Oui, mais le refus doit être justifié par des raisons objectives. Vous devez démontrer l’absence d’emploi disponible de sa catégorie ou un emploi équivalent, ou prouver que ce changement aurait des conséquences préjudiciables à la bonne marche de l’entreprise.
Que sont les heures complémentaires et comment sont-elles rémunérées ?
Ce sont les heures effectuées au-delà de la durée prévue au contrat. Leur nombre est limité (en général à 10% de la durée contractuelle) et elles donnent droit à une majoration de salaire d’au moins 10%.
Que se passe-t-il si un contrat à temps partiel n’est pas écrit ?
En l’absence de contrat écrit, le contrat est présumé être à temps complet. Il appartient alors à l’employeur de prouver qu’il s’agissait bien d’un temps partiel, ce qui est souvent difficile en pratique.
Quel est le principal risque juridique lié au contrat à temps partiel ?

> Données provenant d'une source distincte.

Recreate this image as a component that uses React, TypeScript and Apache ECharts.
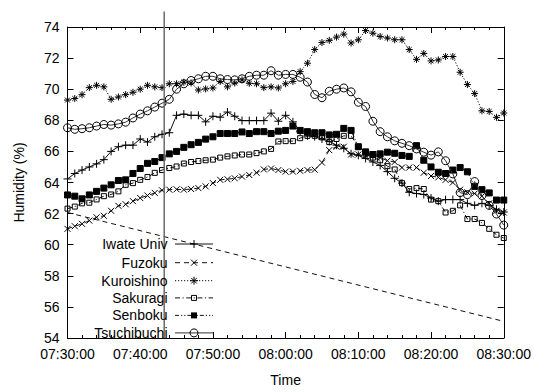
import React, { useEffect, useRef } from "react";
import * as echarts from "echarts";

// ---- data (one reading per minute from START_TIME) ----
const START_TIME = "07:30:00";
const STEP_SECONDS = 60;

const seriesNames = ["Iwate Univ", "Fuzoku", "Kuroishino", "Sakuragi", "Senboku", "Tsuchibuchi"];

const iwateUniv = [64.23, 64.58, 64.8, 65.0, 65.2, 65.47, 66.0, 66.3, 66.4, 66.4,
  66.8, 66.6, 66.94, 67.1, 67.2, 68.32, 68.4, 68.32, 68.32, 67.9,
  68.26, 68.2, 68.53, 68.26, 67.98, 67.98, 67.98, 67.98, 68.46, 67.94,
  68.32, 67.9, 67.3, 67.0, 66.95, 66.8, 66.64, 66.4, 66.2, 65.85,
  65.75, 65.55, 65.32, 65.1, 64.7, 64.27, 63.96, 63.37, 63.29, 63.23,
  63.0, 62.8, 62.9, 62.9, 62.9, 62.66, 62.53, 62.66, 62.53, 62.28,
  62.1];

const fuzoku = [61.02, 61.19, 61.34, 61.55, 61.76, 61.86, 62.18, 62.5, 62.6, 62.8,
  63.0, 63.16, 63.33, 63.5, 63.54, 63.56, 63.54, 63.58, 63.64, 63.75,
  63.96, 64.17, 64.21, 64.27, 64.38, 64.48, 64.63, 64.84, 64.9, 64.8,
  64.7, 64.7, 64.75, 64.8, 64.82, 65.28, 66.08, 66.3, 66.3, 65.8,
  65.8, 65.7, 65.82, 65.6, 65.4, 65.32, 64.96, 64.96, 64.96, 64.63,
  64.42, 64.33, 64.17, 64.0, 63.54, 63.37, 63.29, 63.12, 62.66, 62.18,
  62.07];

const kuroishino = [69.3, 69.4, 69.65, 70.1, 70.25, 70.15, 69.35, 69.5, 69.65, 69.8,
  70.0, 70.25, 70.15, 70.1, 70.35, 70.35, 70.45, 70.4, 69.95, 70.02,
  70.08, 70.5, 70.15, 70.4, 70.6, 70.38, 70.35, 70.1, 70.15, 70.08,
  70.35, 70.5, 71.13, 71.67, 72.55, 73.0, 73.14, 73.35, 73.54, 72.97,
  73.18, 73.77, 73.6, 73.39, 73.29, 73.18, 73.18, 72.55, 71.92, 72.3,
  71.82, 71.88, 72.1, 72.1, 71.09, 70.3, 69.72, 68.61, 68.57, 68.19,
  68.47];

const sakuragi = [62.32, 62.45, 62.66, 62.7, 62.91, 63.12, 63.23, 63.43, 63.85, 63.96,
  64.17, 64.35, 64.62, 64.8, 64.93, 65.03, 65.22, 65.32, 65.38, 65.43,
  65.47, 65.6, 65.68, 65.74, 65.8, 65.8, 65.89, 66.0, 66.16, 66.64,
  66.66, 66.66, 66.85, 67.0, 67.0, 66.9, 66.6, 66.8, 67.0, 67.0,
  66.3, 65.85, 65.6, 65.43, 65.05, 64.84, 63.96, 63.58, 63.64, 63.58,
  62.9, 62.8, 62.07, 62.18, 62.53, 61.65, 61.65, 61.4, 61.02, 60.64,
  60.43];

const senboku = [63.2, 63.12, 62.95, 63.2, 63.43, 63.64, 63.85, 64.13, 64.17, 64.58,
  64.9, 65.23, 65.35, 65.6, 65.84, 66.0, 66.26, 66.43, 66.58, 66.79,
  66.94, 67.15, 67.15, 67.15, 67.25, 67.15, 67.27, 67.27, 67.15, 67.3,
  67.35, 67.63, 67.35, 67.27, 67.2, 67.2, 67.06, 67.1, 67.48, 67.35,
  66.3, 65.97, 65.8, 65.84, 65.95, 65.88, 65.74, 65.68, 66.37, 65.43,
  65.0, 64.66, 64.58, 64.8, 64.96, 64.69, 63.75, 63.54, 63.33, 62.87,
  62.87];

const tsuchibuchi = [67.52, 67.42, 67.46, 67.52, 67.63, 67.73, 67.69, 67.77, 67.88, 68.15,
  68.4, 68.61, 68.85, 69.1, 69.35, 70.0, 70.35, 70.56, 70.67, 70.83,
  70.83, 70.67, 70.62, 70.6, 70.67, 70.83, 70.9, 70.9, 71.19, 70.9,
  70.95, 70.95, 70.77, 70.46, 69.66, 69.45, 69.87, 70.0, 70.08, 69.83,
  69.16, 68.89, 67.94, 67.27, 66.94, 66.68, 66.52, 66.37, 66.16, 65.95,
  65.76, 65.97, 65.4, 64.55, 63.35, 63.22, 64.06, 63.16, 62.53, 61.97,
  61.26];

// stray dashed segment (Fuzoku style) from first to last time
const strayTimes = ["07:30:00", "08:30:00"];
const strayValues = [62.07, 55.07];

// vertical marker line
const markerTime = "07:43:18";
const markerRange = [54, 75];

const X_MIN = "07:30:00";
const X_MAX = "08:30:00";
const X_STEP_SECONDS = 600;
const Y_MIN = 54;
const Y_MAX = 74;
const Y_STEP = 2;

// ---- helpers ----
const toSec = (t: string) => {
  const [h, m, s] = t.split(":").map(Number);
  return h * 3600 + m * 60 + s;
};
const pad = (n: number) => (n < 10 ? "0" + n : "" + n);
const fmt = (v: number) => {
  const h = Math.floor(v / 3600);
  const m = Math.floor((v % 3600) / 60);
  const s = Math.round(v % 60);
  return `${pad(h)}:${pad(m)}:${pad(s)}`;
};

const FONT = "'Liberation Sans', Arial, Helvetica, sans-serif";
const INK = "#000";

const PLUS = "path://M0,4L8,4M4,0L4,8";
const CROSS = "path://M0,0L6,6M0,6L6,0";
const STAR = "path://M4,0L4,8M0,4L8,4M1.2,1.2L6.8,6.8M1.2,6.8L6.8,1.2";

type Style = {
  symbol: string;
  size: number;
  fill: string;
  dash: number[] | "solid";
  marker: "plus" | "cross" | "star" | "box" | "fbox" | "circle";
  lineColor: string;
};

const styles: Style[] = [
  { symbol: PLUS, size: 8, fill: INK, dash: "solid", marker: "plus", lineColor: "#111" },
  { symbol: CROSS, size: 6, fill: INK, dash: [5, 4], marker: "cross", lineColor: "#111" },
  { symbol: STAR, size: 7, fill: INK, dash: [1.2, 1.8], marker: "star", lineColor: "#111" },
  { symbol: "rect", size: 5, fill: "rgba(0,0,0,0)", dash: [5, 2.5, 1.2, 2.5], marker: "box", lineColor: "#111" },
  { symbol: "rect", size: 6, fill: INK, dash: [4, 2, 1.2, 2, 1.2, 2], marker: "fbox", lineColor: "#111" },
  { symbol: "circle", size: 8, fill: "rgba(0,0,0,0)", dash: "solid", marker: "circle", lineColor: "#333" },
];

function markerElements(kind: Style["marker"], cx: number, cy: number): any[] {
  const ln = (x1: number, y1: number, x2: number, y2: number) => ({
    type: "line",
    shape: { x1: cx + x1, y1: cy + y1, x2: cx + x2, y2: cy + y2 },
    style: { stroke: INK, lineWidth: 1 },
    z: 101,
  });
  switch (kind) {
    case "plus":
      return [ln(-4, 0, 4, 0), ln(0, -4, 0, 4)];
    case "cross":
      return [ln(-3, -3, 3, 3), ln(-3, 3, 3, -3)];
    case "star":
      return [ln(-4, 0, 4, 0), ln(0, -4, 0, 4), ln(-2.8, -2.8, 2.8, 2.8), ln(-2.8, 2.8, 2.8, -2.8)];
    case "box":
      return [{ type: "rect", shape: { x: cx - 2.5, y: cy - 2.5, width: 5, height: 5 }, style: { fill: "none", stroke: INK, lineWidth: 1 }, z: 101 }];
    case "fbox":
      return [{ type: "rect", shape: { x: cx - 3, y: cy - 3, width: 6, height: 6 }, style: { fill: INK, stroke: INK, lineWidth: 0 }, z: 101 }];
    default:
      return [{ type: "circle", shape: { cx, cy, r: 4 }, style: { fill: "none", stroke: INK, lineWidth: 1 }, z: 101 }];
  }
}

export default function App() {
  const ref = useRef<HTMLDivElement>(null);

  useEffect(() => {
    if (!ref.current) return;
    const chart = echarts.init(ref.current, undefined, { renderer: "svg" });

    const startSec = toSec(START_TIME);
    const allSeries = [iwateUniv, fuzoku, kuroishino, sakuragi, senboku, tsuchibuchi];

    const dataSeries = allSeries.map((vals, i) => {
      const st = styles[i];
      return {
        name: seriesNames[i],
        type: "line",
        xAxisIndex: 0,
        yAxisIndex: 0,
        data: vals.map((v, k) => [startSec + k * STEP_SECONDS, v]),
        symbol: st.symbol,
        symbolSize: st.size,
        showAllSymbol: true,
        symbolKeepAspect: true,
        silent: true,
        lineStyle: { color: st.lineColor, width: 1, type: st.dash },
        itemStyle: { color: st.fill, borderColor: INK, borderWidth: 1 },
        emphasis: { disabled: true },
        z: 3 + i,
      };
    });

    const stray = {
      name: "stray",
      type: "line",
      data: strayTimes.map((t, k) => [toSec(t), strayValues[k]]),
      symbol: "none",
      silent: true,
      lineStyle: { color: "#111", width: 1, type: [5, 4] },
      z: 2,
    };

    const vline = {
      name: "marker",
      type: "line",
      clip: false,
      data: markerRange.map((v) => [toSec(markerTime), v]),
      symbol: "none",
      silent: true,
      lineStyle: { color: "#6a6a6a", width: 1.5 },
      z: 10,
    };

    // legend as graphics
    const legendRows = [244, 262.7, 280.7, 297.9, 315.4, 332.9];
    const graphics: any[] = [];
    seriesNames.forEach((name, i) => {
      const y = legendRows[i];
      const st = styles[i];
      graphics.push({
        type: "text",
        z: 100,
        style: {
          text: name,
          x: 167.5,
          y,
          align: "right",
          verticalAlign: "middle",
          font: `14px ${FONT}`,
          fill: INK,
        },
      });
      graphics.push({
        type: "line",
        z: 100,
        shape: { x1: 175, y1: y, x2: 213, y2: y },
        style: {
          stroke: st.lineColor,
          lineWidth: 1,
          lineDash: st.dash === "solid" ? null : st.dash,
        },
      });
      graphics.push(...markerElements(st.marker, 194, y));
    });

    const xMin = toSec(X_MIN);
    const xMax = toSec(X_MAX);

    const baseX = {
      type: "value",
      min: xMin,
      max: xMax,
      interval: X_STEP_SECONDS,
      splitLine: { show: false },
      axisLine: { show: true, onZero: false, lineStyle: { color: INK, width: 1 } },
      axisTick: { show: true, inside: true, length: 6, lineStyle: { color: INK } },
      minorTick: { show: true, splitNumber: 5, length: 3, lineStyle: { color: INK } },
    };
    const baseY = {
      type: "value",
      min: Y_MIN,
      max: Y_MAX,
      interval: Y_STEP,
      splitLine: { show: false },
      axisLine: { show: true, onZero: false, lineStyle: { color: INK, width: 1 } },
      axisTick: { show: true, inside: true, length: 6, lineStyle: { color: INK } },
    };

    chart.setOption({
      animation: false,
      backgroundColor: "#fff",
      grid: { left: 67.5, right: 25.7, top: 27, bottom: 46.7, containLabel: false },
      xAxis: [
        {
          ...baseX,
          position: "bottom",
          name: "Time",
          nameLocation: "middle",
          nameGap: 35,
          nameTextStyle: { fontFamily: FONT, fontSize: 14, color: INK },
          axisLabel: {
            formatter: (v: number) => fmt(v),
            fontFamily: FONT,
            fontSize: 14,
            color: INK,
            margin: 9,
            showMinLabel: true,
            showMaxLabel: true,
          },
        },
        { ...baseX, position: "top", axisLabel: { show: false } },
      ],
      yAxis: [
        {
          ...baseY,
          position: "left",
          name: "Humidity (%)",
          nameLocation: "middle",
          nameRotate: 90,
          nameGap: 42,
          nameTextStyle: { fontFamily: FONT, fontSize: 14, color: INK },
          axisLabel: { fontFamily: FONT, fontSize: 14, color: INK, margin: 8 },
        },
        { ...baseY, position: "right", axisLabel: { show: false } },
      ],
      series: [...dataSeries, stray, vline],
      graphic: graphics,
    });

    return () => chart.dispose();
  }, []);

  return (
    <div
      ref={ref}
      style={{ position: "absolute", left: 0, top: 0, width: 534, height: 392, background: "#fff" }}
    />
  );
}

Le risque majeur est la requalification du contrat en temps plein par le juge. Cela peut survenir en cas de non-respect du formalisme (contrat, horaires) ou de dépassements réguliers qui amènent le salarié à travailler au niveau d’un temps plein.
Puis-je utiliser un contrat de travail intermittent pour n’importe quel poste ?
Non, le recours au travail intermittent est strictement conditionné par l’existence d’une convention ou d’un accord collectif (de branche ou d’entreprise) qui doit définir précisément les emplois permanents pouvant être pourvus par ce type de contrat.